Nvidia is said to be consuming more than half of TSMC's 2026 CoWoS (Chip-on-Wafer-on-Substrate) output to feed Blackwell and the upcoming Rubin platform, leaving everyone else competing for the rest. TSMC itself has said CoWoS demand is growing at an 80% annual compound rate, and equipment suppliers are currently fulfilling only about half of the orders coming in from TSMC and its partners. That gap will not close in Q2. It will define it.
The second-order effect is a scramble to diversify both geography and technology. TSMC is racing to triple CoWoS capacity and has secured 900 acres in Arizona for a new packaging complex, though meaningful output from that site may not arrive until late 2028. Intel is courting AI customers with its EMIB and Foveros platforms from sites in New Mexico, Malaysia, and a new Amkor partnership in Songdo, South Korea. Malaysia is emerging as the leading overflow destination for Taiwanese firms hedging their geopolitical exposure. The center of gravity remains firmly in Taiwan, but the footprint is going global.
ASE (2311.TW) is the world's largest OSAT firm with more than 30% global market share and 2025 revenue of roughly US$20.78 billion. In Q2 it enters its most ambitious expansion phase ever. On April 10, the company broke ground at Renwu Industrial Park in Kaohsiung on a high-end testing site backed by NT$108.3 billion (US$3.4 billion) in capital expenditure and projected annual output of NT$177.3 billion (US$5.6 billion). A separate third technology park in Nanzi, announced in March with NT$17.8 billion (US$559 million) in investment, will add AI and HPC packaging capacity by Q2 2028.
Powertech (6239.TW), Taiwan's second-largest OSAT firm, has positioned itself as the credible alternative when TSMC's capacity runs dry. Full-year 2025 revenue reached roughly US$2.4 billion, and Q4 utilization hit 90% in packaging and 85% in testing. Management expects high double-digit year-on-year growth through the first half of 2026. The main story is PiFO (Pillar Integration Fan-Out), a glass-substrate packaging technology Powertech spent more than a decade developing. PiFO matches TSMC's CoWoS-L at roughly 30% lower cost and with better heat dissipation, and multiple US AI chip designers have already locked in orders through 2027. Powertech has committed NT$44.3 billion (US$1.4 billion) over three years to expand PiFO capacity, with its P11 Hsinchu cleanroom on track to reach 6,000 panels per month by mid-2026 and full customer qualification expected by year-end.

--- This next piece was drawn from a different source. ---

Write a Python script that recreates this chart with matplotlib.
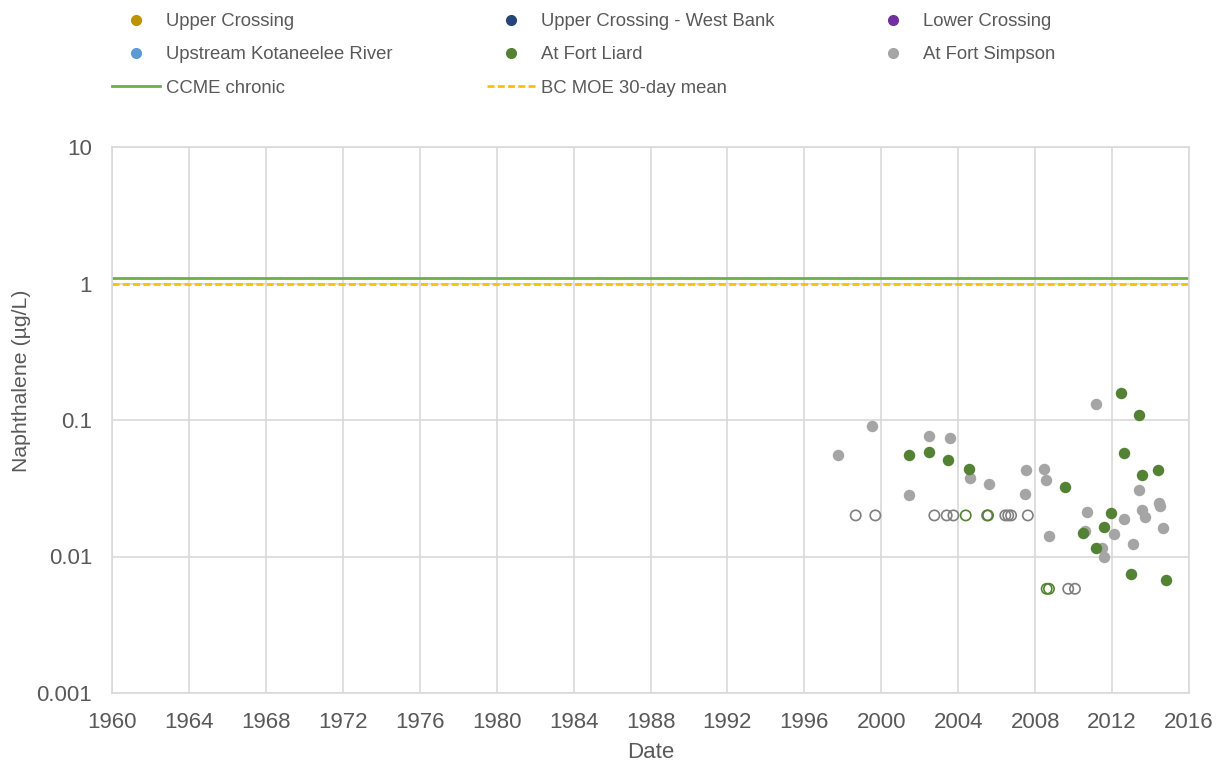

KYEC (2449.TW) is the world's largest pure-play semiconductor testing firm. February 2026 revenue jumped 41% year on year to NT$3.22 billion (US$101 million) as Nvidia AI chip volumes kept capacity near full. The board has approved a record NT$39.4 billion (US$1.25 billion) capex plan for 2026, targeting advanced testers for CoWoS packages and custom ASICs from AWS, Google, Meta, and Microsoft. KYEC is also building its first overseas site in Singapore to serve customers pushing for geographic diversification.
ChipMOS (8150.TW) and Chipbond (6147.TW) round out Taiwan's top five. Both specialize in display driver IC packaging and testing, a mature business reinvigorated by OLED and automotive displays.
Three signals matter most in Q2 as the race to break the packaging logjam intensifies. First, Rubin's engineering-to-volume handoff at TSMC, which determines whether the CoWoS crunch eases or tightens further. Second, final customer qualification of Powertech's PiFO, which would validate glass fan-out as a genuine second source to CoWoS-L. Third, the first volume shipments of ASE's FOCoS platform for AMD and Broadcom. Taken together, these milestones will determine how much of the AI infrastructure wave Taiwan's packaging and test ecosystem can actually deliver in 2026, and whether the bottleneck that has defined the cycle so far starts to move.